(YOUR TASK): Extract the lines up to and including the one that contains "const rowsB = ['0', '0.1', '0.2', '0.3'];", starting with the first line of the entries below, and omit the pictures.

[Collection entries]
________________________________________
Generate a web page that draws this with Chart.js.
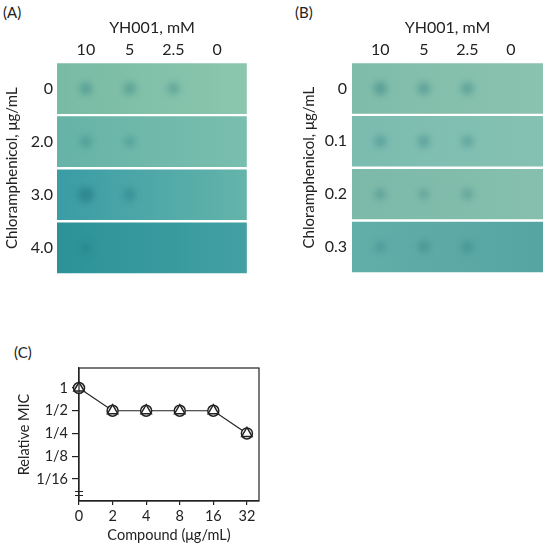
<!DOCTYPE html>
<html>
<head>
<meta charset="utf-8">
<script src="https://cdn.jsdelivr.net/npm/chart.js@4.4.0/dist/chart.umd.min.js"></script>
<style>
  body { margin: 0; background: #fff; font-family: Lato, sans-serif; }
  .wrap { position: relative; width: 550px; height: 545px; overflow: hidden; }
  .wrap canvas { position: absolute; }
  .tag { position: absolute; font-size: 15px; color: #222; line-height: 18px; }
</style>
</head>
<body>
<div class="wrap">
  <div class="tag" style="left:3px;top:3px">(A)</div>
  <div class="tag" style="left:295px;top:3px">(B)</div>
  <div class="tag" style="left:14px;top:343px">(C)</div>
  <canvas id="plateA" width="255" height="288" style="left:0;top:0"></canvas>
  <canvas id="plateB" width="253" height="288" style="left:297px;top:0"></canvas>
  <canvas id="micChart" width="270" height="205" style="left:0;top:340px"></canvas>
</div>
<script>
// spot plates: YH001 columns, chloramphenicol rows
const plateCols = ['10', '5', '2.5', '0'];
const rowsA = ['0', '2.0', '3.0', '4.0'];
const rowsB = ['0', '0.1', '0.2', '0.3'];

// how dark each spot looks on the photo (0 = nothing visible)
const spotsA = [
  [0.5, 0.5, 0.45, 0],
  [0.4, 0.3, 0, 0],
  [0.9, 0.5, 0, 0],
  [0.3, 0, 0, 0]
];
const spotsB = [
  [0.6, 0.5, 0.5, 0],
  [0.45, 0.45, 0.4, 0],
  [0.35, 0.3, 0.35, 0],
  [0.3, 0.4, 0.4, 0]
];

// relative MIC panel (values are log2 of the relative MIC)
const micDoses = ['0', '2', '4', '8', '16', '32'];
const micLabels = ['1', '1/2', '1/4', '1/8', '1/16'];
const micCircle = [0, -1, -1, -1, -1, -2];
const micTriangle = [0, -1, -1, -1, -1, -2];

// agar colours per row, left -> right
const shadeA = [['#78bba5', '#8cc6ae'], ['#66b3a7', '#79beae'], ['#3a9ca5', '#64b4aa'], ['#2c9298', '#42a0a2']];
const shadeB = [['#7fbcaa', '#8ac3af'], ['#7bbcb0', '#85c1b2'], ['#7cb9a9', '#86bfad'], ['#62aea8', '#56a5a3']];

const ink = '#222';
const font15 = { family: 'Lato', size: 15 };
const font16 = { family: 'Lato', size: 16 };
const fontC = { family: 'Lato', size: 14.5 };

// soft edges for the spots (spots are dataset 0, so they sit on top of the agar)
const blurSpots = {
  id: 'blurSpots',
  beforeDatasetDraw(chart, args) {
    if (args.index !== 0) return;
    chart.ctx.save();
    chart.ctx.filter = 'blur(3px)';
  },
  afterDatasetDraw(chart, args) {
    if (args.index !== 0) return;
    chart.ctx.restore();
  }
};

function plateChart(id, rows, spots, shades, xr, axisW, tickPad) {
  const pts = [];
  spots.forEach((r, i) => r.forEach((v, j) => {
    if (v > 0) pts.push({ x: j, y: rows[i], v: v });
  }));

  return new Chart(document.getElementById(id), {
    data: {
      labels: rows,
      datasets: [
        {
          type: 'scatter',
          data: pts,
          clip: false,
          pointRadius: c => 4.5 + 4 * (c.raw ? c.raw.v : 0),
          pointBorderWidth: 0,
          pointBackgroundColor: c => `rgba(25, 110, 118, ${0.14 + 0.36 * (c.raw ? c.raw.v : 0)})`
        },
        {
          type: 'bar',
          indexAxis: 'y',
          data: rows.map(() => xr),
          barPercentage: 0.955,
          categoryPercentage: 1,
          borderWidth: 0,
          backgroundColor: c => {
            const s = shades[c.dataIndex];
            const area = c.chart.chartArea;
            if (!s) return '#7fbfac';
            if (!area) return s[0];
            const g = c.chart.ctx.createLinearGradient(area.left, 0, area.right, 0);
            g.addColorStop(0, s[0]);
            g.addColorStop(1, s[1]);
            return g;
          }
        }
      ]
    },
    options: {
      responsive: false,
      animation: false,
      layout: { padding: { right: 2, bottom: 1 } },
      plugins: { legend: { display: false }, tooltip: { enabled: false } },
      scales: {
        x: {
          type: 'linear',
          position: 'top',
          min: xr[0],
          max: xr[1],
          afterBuildTicks: s => { s.ticks = plateCols.map((_, i) => ({ value: i })); },
          afterFit: s => { s.height = 62; },
          grid: { display: false, drawTicks: false },
          border: { display: false },
          ticks: { callback: v => plateCols[v], font: font16, color: ink, padding: 3, maxRotation: 0, autoSkip: false },
          title: { display: true, text: 'YH001, mM', font: font16, color: ink, padding: { top: 18, bottom: 0 } }
        },
        y: {
          type: 'category',
          labels: rows,
          offset: true,
          afterFit: s => { s.width = axisW; },
          grid: { display: false, drawTicks: false },
          border: { display: false },
          ticks: { font: font16, color: ink, padding: tickPad },
          title: { display: true, text: 'Chloramphenicol, μg/mL', font: font15, color: ink, padding: { top: 3, bottom: 0 } }
        }
      }
    },
    plugins: [blurSpots]
  });
}

plateChart('plateA', rowsA, spotsA, shadeA, [-0.66, 3.68], 57, 4);
plateChart('plateB', rowsB, spotsB, shadeB, [-0.65, 3.74], 55, 5);

// closed box plus the axis-break marks near the bottom of the y axis
const boxAndBreak = {
  id: 'boxAndBreak',
  afterDraw(chart) {
    const { ctx, chartArea: a, scales } = chart;
    ctx.save();
    ctx.strokeStyle = ink;
    ctx.lineWidth = 1.2;
    ctx.strokeRect(a.left, a.top, a.right - a.left, a.bottom - a.top);
    ctx.beginPath();
    [-4.55, -4.7].forEach(v => {
      const py = Math.round(scales.y.getPixelForValue(v)) + 0.5;
      ctx.moveTo(a.left - 4, py);
      ctx.lineTo(a.left + 4, py);
    });
    ctx.stroke();
    ctx.restore();
  }
};

new Chart(document.getElementById('micChart'), {
  type: 'line',
  data: {
    datasets: [
      {
        label: 'triangle',
        data: micTriangle.map((v, i) => ({ x: i, y: v })),
        showLine: false,
        clip: false,
        pointStyle: 'triangle',
        pointRadius: 6,
        pointBackgroundColor: '#fff',
        pointBorderColor: ink,
        pointBorderWidth: 1.5
      },
      {
        label: 'circle',
        data: micCircle.map((v, i) => ({ x: i, y: v })),
        clip: false,
        borderColor: ink,
        borderWidth: 1.2,
        tension: 0,
        pointStyle: 'circle',
        pointRadius: 5.5,
        pointBackgroundColor: '#fff',
        pointBorderColor: ink,
        pointBorderWidth: 1.5
      }
    ]
  },
  options: {
    responsive: false,
    animation: false,
    layout: { padding: { top: 28, right: 11 } },
    plugins: { legend: { display: false }, tooltip: { enabled: false } },
    scales: {
      x: {
        type: 'linear',
        min: 0,
        max: 5.36,
        afterBuildTicks: s => { s.ticks = micDoses.map((_, i) => ({ value: i })); },
        afterFit: s => { s.height = 44; },
        grid: { display: true, drawOnChartArea: false, tickLength: 4, color: ink, lineWidth: 1.2 },
        border: { display: true, color: ink, width: 1.2 },
        ticks: { callback: v => micDoses[v], font: fontC, color: ink, padding: 3, maxRotation: 0, autoSkip: false },
        title: { display: true, text: 'Compound (μg/mL)', font: fontC, color: ink, padding: { top: 0, bottom: 1 } }
      },
      y: {
        type: 'linear',
        min: -4.97,
        max: 0.88,
        afterBuildTicks: s => { s.ticks = micLabels.map((_, i) => ({ value: -i })); },
        afterFit: s => { s.width = 79; },
        grid: { display: true, drawOnChartArea: false, tickLength: 7, color: ink, lineWidth: 1.2 },
        border: { display: true, color: ink, width: 1.2 },
        ticks: { callback: v => micLabels[-v], font: fontC, color: ink, padding: 4, autoSkip: false },
        title: { display: true, text: 'Relative MIC', font: fontC, color: ink, padding: { top: 16, bottom: 0 } }
      }
    }
  },
  plugins: [boxAndBreak]
});
</script>
</body>
</html>
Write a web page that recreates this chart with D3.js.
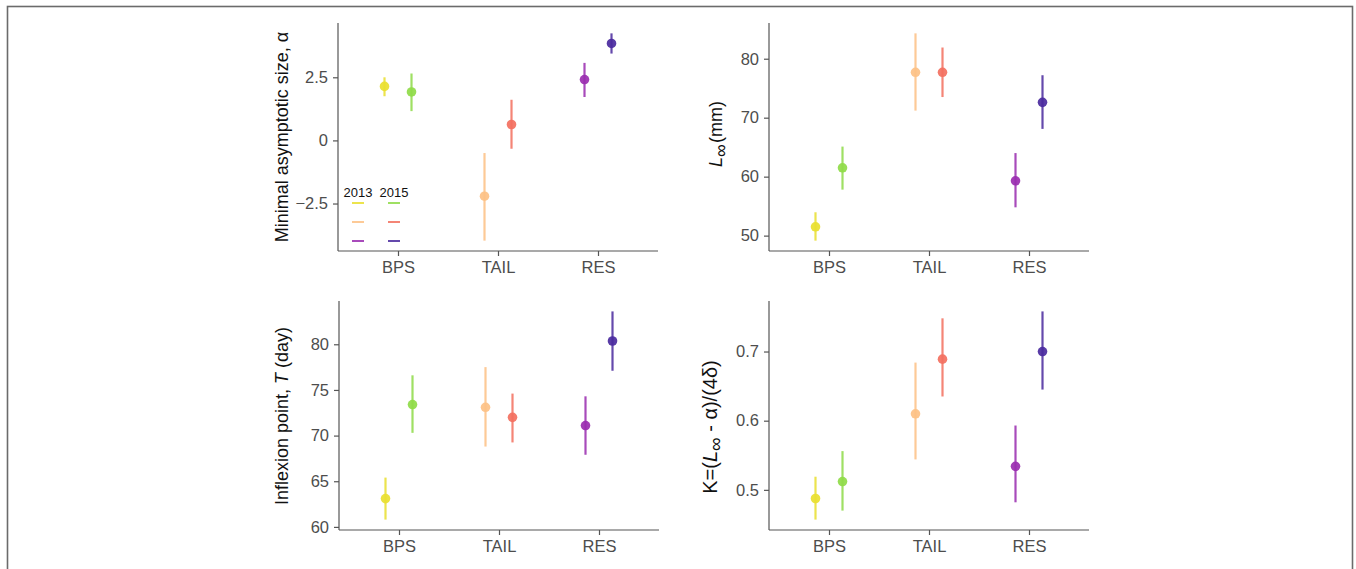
________________________________________
(SOLUTION TO THIS PROBLEM):
Generate a web page that draws this with Chart.js.
<!DOCTYPE html>
<html>
<head>
<meta charset="utf-8">
<script src="https://cdn.jsdelivr.net/npm/chart.js@4.4.0/dist/chart.umd.min.js"></script>
<style>
  body { margin: 0; background: #fff; font-family: Lato, sans-serif; }
  .wrap { position: relative; width: 550px; height: 545px; overflow: hidden; }
  .wrap canvas { position: absolute; }
  .tag { position: absolute; font-size: 15px; color: #222; line-height: 18px; }
</style>
</head>
<body>
<div class="wrap">
  <div class="tag" style="left:3px;top:3px">(A)</div>
  <div class="tag" style="left:295px;top:3px">(B)</div>
  <div class="tag" style="left:14px;top:343px">(C)</div>
  <canvas id="plateA" width="255" height="288" style="left:0;top:0"></canvas>
  <canvas id="plateB" width="253" height="288" style="left:297px;top:0"></canvas>
  <canvas id="micChart" width="270" height="205" style="left:0;top:340px"></canvas>
</div>
<script>
// spot plates: YH001 columns, chloramphenicol rows
const plateCols = ['10', '5', '2.5', '0'];
const rowsA = ['0', '2.0', '3.0', '4.0'];
const rowsB = ['0', '0.1', '0.2', '0.3'];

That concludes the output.